The somewhat extreme weather conditions, particularly given that its June, meant working outside was impossible, and we’re still waiting for Andy at St Osyths to cut the larch we bought last time we were here. Beverley busied herself with various tasks that could be done inside the van.
Steve took the opportunity to look more closely at the boards which weren’t being replaced. Carefully crafted graving pieces and splines were made up, glued in place and sanded down. The weather brightened for one weekend, briefly, and Deborah came up to visit from London. We were even able to open up the van and put the awning out to sit in the sunshine! Not for long though, and we still hadn’t heard from Andy to collect the larch. As Steve continued with the ‘final touches’ to frames and floors, the weather turned for the worse again and we decided to head for home, well satisfied with the work done, despite the weather. As we crossed the Orwell Bridge, there’s a phonecall from Andy, ‘Your wood’s ready to collect’. Too late to turn back, so there will have to be an alternative plan.
Early March 2009 finds us in Nantwich, combining a trip out to the garden centre at Bridgemere for Mum with collecting an 8 foot long piece of sawn opepe from Anderson Sawmills, Doddington Park Farm, destined to be the new stern post. Safely installed in the Bongo it’s taken down to Woodbridge while Steve considers options. With the engine removed, it was clear that lining up the sterntube would be quite a challenge.
After a trip to Robertsons, just up the Deben, to enlist their help in drilling the hole, Steve started to measure up and fashion the stern post.

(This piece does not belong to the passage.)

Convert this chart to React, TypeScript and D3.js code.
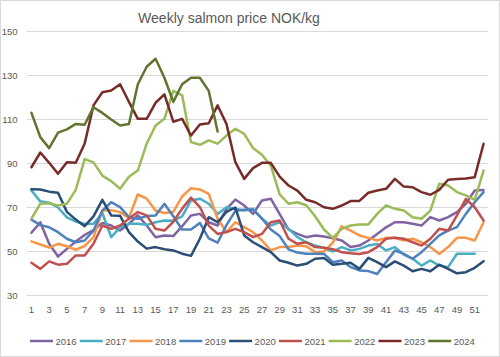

In April Paul starts work on the planking, and makes good progress! Its good to see the curve of the renowned elliptical counter taking shape again with three planks right up to the stern by the end of the month.

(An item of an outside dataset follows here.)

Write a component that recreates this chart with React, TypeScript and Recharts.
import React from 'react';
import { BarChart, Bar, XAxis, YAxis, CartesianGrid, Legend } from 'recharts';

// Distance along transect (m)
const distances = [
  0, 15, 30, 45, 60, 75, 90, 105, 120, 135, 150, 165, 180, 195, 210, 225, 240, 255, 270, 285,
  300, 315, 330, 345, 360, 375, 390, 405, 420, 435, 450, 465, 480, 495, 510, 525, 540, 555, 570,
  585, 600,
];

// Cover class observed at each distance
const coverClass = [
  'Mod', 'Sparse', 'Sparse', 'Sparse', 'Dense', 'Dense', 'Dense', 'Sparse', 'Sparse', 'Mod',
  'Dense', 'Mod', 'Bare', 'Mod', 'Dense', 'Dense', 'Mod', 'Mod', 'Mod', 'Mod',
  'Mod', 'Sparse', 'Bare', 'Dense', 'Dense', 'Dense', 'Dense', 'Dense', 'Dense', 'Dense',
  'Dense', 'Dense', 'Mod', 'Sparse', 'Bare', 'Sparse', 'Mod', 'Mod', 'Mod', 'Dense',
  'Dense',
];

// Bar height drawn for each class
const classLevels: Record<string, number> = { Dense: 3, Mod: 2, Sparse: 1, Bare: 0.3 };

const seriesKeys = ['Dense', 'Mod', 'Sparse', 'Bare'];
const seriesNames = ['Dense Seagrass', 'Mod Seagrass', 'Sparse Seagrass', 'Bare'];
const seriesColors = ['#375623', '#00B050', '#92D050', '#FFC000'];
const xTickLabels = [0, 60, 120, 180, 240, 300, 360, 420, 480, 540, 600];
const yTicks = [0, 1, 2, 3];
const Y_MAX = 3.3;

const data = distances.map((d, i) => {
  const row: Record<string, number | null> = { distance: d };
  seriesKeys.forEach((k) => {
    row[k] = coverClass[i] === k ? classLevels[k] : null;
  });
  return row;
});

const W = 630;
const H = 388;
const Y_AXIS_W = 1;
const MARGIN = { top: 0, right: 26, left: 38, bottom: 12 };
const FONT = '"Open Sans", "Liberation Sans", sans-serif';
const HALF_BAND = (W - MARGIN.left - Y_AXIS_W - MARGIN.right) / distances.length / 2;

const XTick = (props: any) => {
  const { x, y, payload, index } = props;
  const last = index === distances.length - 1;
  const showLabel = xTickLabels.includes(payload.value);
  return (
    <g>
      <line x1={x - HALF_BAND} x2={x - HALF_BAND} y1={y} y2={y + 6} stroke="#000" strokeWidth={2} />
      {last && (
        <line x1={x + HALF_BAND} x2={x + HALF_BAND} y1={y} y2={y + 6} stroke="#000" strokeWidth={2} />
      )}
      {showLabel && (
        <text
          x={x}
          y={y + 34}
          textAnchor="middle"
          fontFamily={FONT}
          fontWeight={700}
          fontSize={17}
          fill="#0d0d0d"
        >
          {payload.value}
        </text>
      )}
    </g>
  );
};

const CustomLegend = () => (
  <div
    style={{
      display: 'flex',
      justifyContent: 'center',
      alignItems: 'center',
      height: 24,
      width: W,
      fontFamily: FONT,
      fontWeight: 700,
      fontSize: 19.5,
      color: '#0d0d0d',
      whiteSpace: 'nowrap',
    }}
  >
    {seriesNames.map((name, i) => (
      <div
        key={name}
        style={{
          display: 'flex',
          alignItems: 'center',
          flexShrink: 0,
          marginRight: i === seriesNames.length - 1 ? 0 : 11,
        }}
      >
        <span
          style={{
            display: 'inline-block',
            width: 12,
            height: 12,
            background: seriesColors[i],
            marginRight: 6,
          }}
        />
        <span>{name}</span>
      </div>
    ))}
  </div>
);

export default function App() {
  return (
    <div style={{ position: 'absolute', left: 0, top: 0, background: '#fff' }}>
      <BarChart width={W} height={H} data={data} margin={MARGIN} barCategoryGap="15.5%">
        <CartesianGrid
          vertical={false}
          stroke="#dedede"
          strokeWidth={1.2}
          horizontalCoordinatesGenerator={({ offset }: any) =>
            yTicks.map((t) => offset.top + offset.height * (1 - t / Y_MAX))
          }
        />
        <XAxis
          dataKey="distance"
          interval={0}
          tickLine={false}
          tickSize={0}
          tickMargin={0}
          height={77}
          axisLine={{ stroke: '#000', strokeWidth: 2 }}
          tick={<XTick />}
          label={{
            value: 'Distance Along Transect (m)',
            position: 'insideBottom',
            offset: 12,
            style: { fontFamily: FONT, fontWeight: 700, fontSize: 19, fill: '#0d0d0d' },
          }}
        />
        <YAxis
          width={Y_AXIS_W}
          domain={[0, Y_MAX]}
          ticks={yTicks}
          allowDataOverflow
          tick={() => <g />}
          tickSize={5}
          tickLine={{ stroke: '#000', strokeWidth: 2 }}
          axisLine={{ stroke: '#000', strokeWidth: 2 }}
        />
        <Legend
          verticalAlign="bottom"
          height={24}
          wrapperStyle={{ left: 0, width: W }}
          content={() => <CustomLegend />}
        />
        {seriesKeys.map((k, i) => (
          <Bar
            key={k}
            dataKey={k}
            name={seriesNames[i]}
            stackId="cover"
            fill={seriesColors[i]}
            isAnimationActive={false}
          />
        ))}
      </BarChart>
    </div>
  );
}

However, after more discussions, sucking of teeth and considerable periods of thinking around the options . . . the momentous decision is made to remove the stem, meaning a forced break in planking until we’d re-assessed the scope of the project. This was going to be a big job, and Steve went in search of wood again, finally deciding to laminate with idigbo. The wood was sourced at the beginning of May, and sawn into 30 strips for laminating, at Gregory’s of Tansley, near Matlock.
A month of hard work results in a brand new stem, just right to fit into the Bongo for transport down to Woodbridge! After carefully scarfing the oak into the idigbo laminate, the final piece was too heavy for Paul and Steve to handle. Yes, they had to cut it before fitting in place at the end of August.
Once cut to size and aligned, the stern was taken to Robertsons in October for drilling, and after a couple of days an excellent job was done! Its in place by the autumn, fitting snugly up against the repaired (and new) planks and garboard, all painted with red oxide. November and December found Steve in Woodbridge, still making excellent progress, despite the sub-zero temperatures!
In the Spring, we’ll be ready to continue planking after all the setbacks this year! The new frames are at last in place and the spars have been re-sited in the roof of the tent to make room for working on the port side.